I mention this because the issue of which currency Japanese companies use when basing an investment in the EU has been a live one. In the 1980s I was Margaret Thatcher’s adviser on policy including economic and business policy. We did decide to offer a welcome to Japanese inward investors, especially in the car industry. We always made clear to them that the UK did not seek to develop and join a common currency with the rest of the EU, and would stay out of the more federalist parts of the EU project. They said they could accept that.

I became a Minister in the Trade and Industry department. I helped develop the relationships with the main Japanese inward investors. My pitch to them was that we would represent their wishes along with other business in the UK in an attempt to limit the damage the EU’s wish to tax and legislate might cause, as we sought to shape a more business and customer friendly single market. They welcomed this approach and saw the UK did need to disagree quite often with the EU plans. Global companies were often privately critical of EU proposals and wanted the UK to amend or head them off.

In the 1990s Japanese companies expressed concern when I and others made the case to stay out of the Euro. There was talk of some inward investors from around the world deciding to move to the continent if the UK failed to join. We took this argument on, stayed out of the Euro, and the overseas investors stayed here. The Japanese came to see that you cannot eliminate all currency fluctuations and having a pound which might trade closer to the yen than the Euro does could have its advantages.
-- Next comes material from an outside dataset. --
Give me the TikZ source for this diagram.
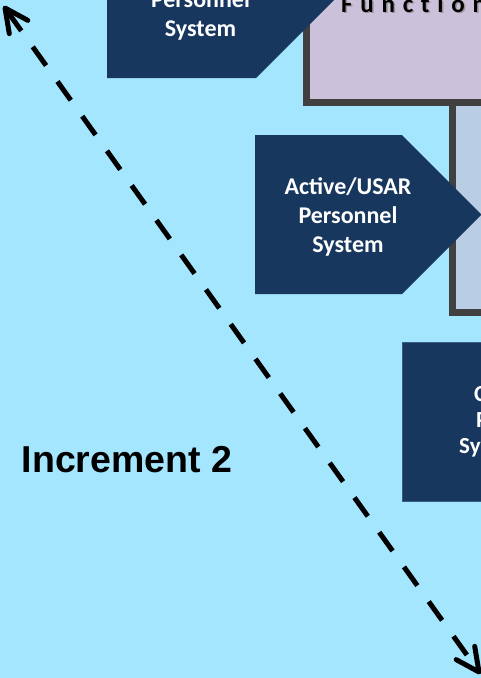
\documentclass[tikz,border=0pt]{standalone}
\usepackage{fontspec}
\usetikzlibrary{calc}
\newfontfamily\boxfont{Carlito}
\newfontfamily\titlefont[LetterSpace=31, Ligatures={NoCommon}]{Carlito}
\newfontfamily\incfont{Liberation Sans}
\definecolor{skybg}{HTML}{A5E6FF}
\definecolor{navy}{HTML}{17375E}
\definecolor{navyedge}{HTML}{385D8A}
\definecolor{lilac}{HTML}{CCC1DA}
\definecolor{paleblue}{HTML}{B9CDE5}
\definecolor{frame}{HTML}{404040}
\tikzset{
  boxtext/.style={text=white, inner sep=0pt, anchor=base,
    font={\boxfont\bfseries\fontsize{24}{29}\selectfont}},
  sidetext/.style={text=white, inner sep=0pt, anchor=base west,
    font={\boxfont\bfseries\fontsize{23}{27}\selectfont}},
  titletext/.style={inner sep=0pt, anchor=base west,
    font={\titlefont\bfseries\fontsize{25}{30}\selectfont}},
  framebox/.style={draw=frame, line width=7pt, line join=miter},
  arrowbox/.style={fill=navy},
  dashline/.style={line width=5pt, dash pattern=on 23pt off 19.6pt, dash phase=37.5pt},
  barb/.style={line width=5pt, line cap=round, line join=round},
}
\begin{document}
\begin{tikzpicture}[x=1pt, y=-1pt]
\useasboundingbox (0,0) rectangle (481,678);
\clip (0,0) rectangle (481,678);
\fill[skybg] (0,0) rectangle (481,678);

% framed function boxes on the right
\path[framebox, fill=paleblue] (452,80) rectangle (520,312.5);
\path[framebox, fill=lilac] (306,-40) rectangle (520,102.5);
\node[titletext, text=black!45, opacity=0.8] (funcsh) at (342.5,13.5) {Function};
\node[titletext, text=black] (func) at (341,12) {Function};

% system arrows feeding the boxes
\path[arrowbox] (107,-81) -- (256,-81) -- (335.5,-1.5) -- (256,78) -- (107,78) -- cycle;
\node[boxtext] (p2) at (200.5,7) {Personnel};
\node[boxtext] (p3) at (200.5,36) {System};

\path[arrowbox] (255,135) -- (402,135) -- (481.5,214.5) -- (402,294) -- (255,294) -- cycle;
\node[boxtext] (a1) at (348,194) {Active/USAR};
\node[boxtext] (a2) at (348,223) {Personnel};
\node[boxtext] (a3) at (348,252) {System};

\filldraw[fill=navy, draw=navyedge, line width=1pt] (402.5,342) rectangle (520,501.5);
\node[sidetext] (c1) at (474,401) {Civilian};
\node[sidetext] (c2) at (476,427) {Personnel};
\node[sidetext] (c3) at (459,453) {System};

% increment label
\node[inner sep=0pt, anchor=base west, font={\incfont\bfseries\fontsize{37.5}{45}\selectfont}]
  (inc) at (21.5,472) {Increment 2};

% dashed two-headed boundary arrow
\coordinate (ua) at (5,8);
\coordinate (ub) at (479,672);
\draw[dashline] (ua) -- (ub);
\draw[barb] ($(ua)!26pt!26:(ub)$) -- (ua) -- ($(ua)!26pt!-26:(ub)$);
\draw[barb] ($(ub)!26pt!26:(ua)$) -- (ub) -- ($(ub)!26pt!-26:(ua)$);
\end{tikzpicture}
\end{document}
The UK government did not make a simple offer of invest in the UK and you will be part of the whole EU club as many are now claiming, because that was not true. The UK was at the same time as attracting inward investors making it crystal clear it wanted its own currency, border arrangements and the rest. We always ruled out joining the Schengen movement area. Many overseas investors liked the UK package and understood it was very different to the continental one. They will be swayed in future, as in the past, by the blend of UK policies and the attractions of the UK market and skilled workforce.